[start]
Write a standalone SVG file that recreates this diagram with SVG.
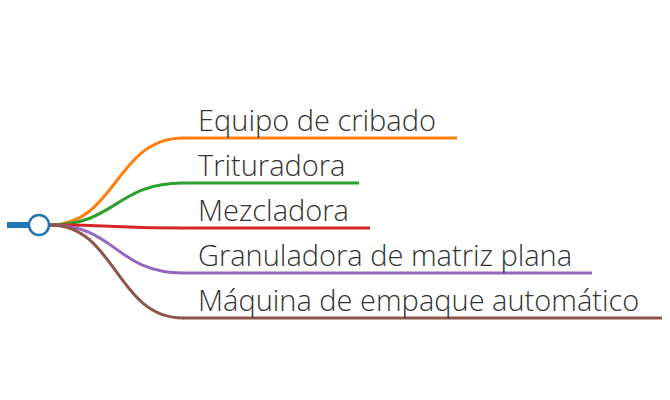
<svg xmlns="http://www.w3.org/2000/svg" width="670" height="400" viewBox="0 0 670 400">
<style>
.lk{fill:none;stroke-width:3;stroke-linecap:round}
.t{font-family:"Open Sans","Liberation Sans",sans-serif;font-weight:300;font-size:29px;fill:#333}
</style>
<rect width="670" height="400" fill="#fff"/>
<g id="connectors">
<path class="lk" stroke="#ff7f0e" d="M50,225 C116,225 116,138 183,138"/>
<path class="lk" stroke="#2ca02c" d="M50,225 C116,225 116,183 183,183"/>
<path class="lk" stroke="#d62728" d="M50,225 C116,225 116,228 183,228"/>
<path class="lk" stroke="#9467bd" d="M50,225 C116,225 116,273 183,273"/>
<path class="lk" stroke="#8c564b" d="M50,225 C116,225 116,318 183,318"/>
</g>
<g id="root">
<line x1="7" y1="225" x2="29" y2="225" stroke="#1f77b4" stroke-width="6"/>
<circle cx="39" cy="225" r="10" fill="#fff" stroke="#1f77b4" stroke-width="2.5"/>
</g>
<g id="n1">
<line x1="183" y1="138" x2="457" y2="138" stroke="#ff7f0e" stroke-width="3"/>
<text class="t" x="198" y="131">Equipo de cribado</text>
</g>
<g id="n2">
<line x1="183" y1="183" x2="359" y2="183" stroke="#2ca02c" stroke-width="3"/>
<text class="t" x="198" y="176">Trituradora</text>
</g>
<g id="n3">
<line x1="183" y1="228" x2="370" y2="228" stroke="#d62728" stroke-width="3"/>
<text class="t" x="198" y="221">Mezcladora</text>
</g>
<g id="n4">
<line x1="183" y1="273" x2="592" y2="273" stroke="#9467bd" stroke-width="3"/>
<text class="t" x="198" y="266">Granuladora de matriz plana</text>
</g>
<g id="n5">
<line x1="183" y1="318" x2="662" y2="318" stroke="#8c564b" stroke-width="3"/>
<text class="t" x="198" y="311">Máquina de empaque automático</text>
</g>
</svg>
[end]
- _WORK TO COMPLETE_: Transcribe the material exactly, keeping every word and none of the pictures.

- _ANSWER TO THE EXERCISE_:
Write a standalone SVG file that recreates this diagram with SVG.
<svg xmlns="http://www.w3.org/2000/svg" width="670" height="400" viewBox="0 0 670 400">
<style>
.lk{fill:none;stroke-width:3;stroke-linecap:round}
.t{font-family:"Open Sans","Liberation Sans",sans-serif;font-weight:300;font-size:29px;fill:#333}
</style>
<rect width="670" height="400" fill="#fff"/>
<g id="connectors">
<path class="lk" stroke="#ff7f0e" d="M50,225 C116,225 116,138 183,138"/>
<path class="lk" stroke="#2ca02c" d="M50,225 C116,225 116,183 183,183"/>
<path class="lk" stroke="#d62728" d="M50,225 C116,225 116,228 183,228"/>
<path class="lk" stroke="#9467bd" d="M50,225 C116,225 116,273 183,273"/>
<path class="lk" stroke="#8c564b" d="M50,225 C116,225 116,318 183,318"/>
</g>
<g id="root">
<line x1="7" y1="225" x2="29" y2="225" stroke="#1f77b4" stroke-width="6"/>
<circle cx="39" cy="225" r="10" fill="#fff" stroke="#1f77b4" stroke-width="2.5"/>
</g>
<g id="n1">
<line x1="183" y1="138" x2="457" y2="138" stroke="#ff7f0e" stroke-width="3"/>
<text class="t" x="198" y="131">Equipo de cribado</text>
</g>
<g id="n2">
<line x1="183" y1="183" x2="359" y2="183" stroke="#2ca02c" stroke-width="3"/>
<text class="t" x="198" y="176">Trituradora</text>
</g>
<g id="n3">
<line x1="183" y1="228" x2="370" y2="228" stroke="#d62728" stroke-width="3"/>
<text class="t" x="198" y="221">Mezcladora</text>
</g>
<g id="n4">
<line x1="183" y1="273" x2="592" y2="273" stroke="#9467bd" stroke-width="3"/>
<text class="t" x="198" y="266">Granuladora de matriz plana</text>
</g>
<g id="n5">
<line x1="183" y1="318" x2="662" y2="318" stroke="#8c564b" stroke-width="3"/>
<text class="t" x="198" y="311">Máquina de empaque automático</text>
</g>
</svg>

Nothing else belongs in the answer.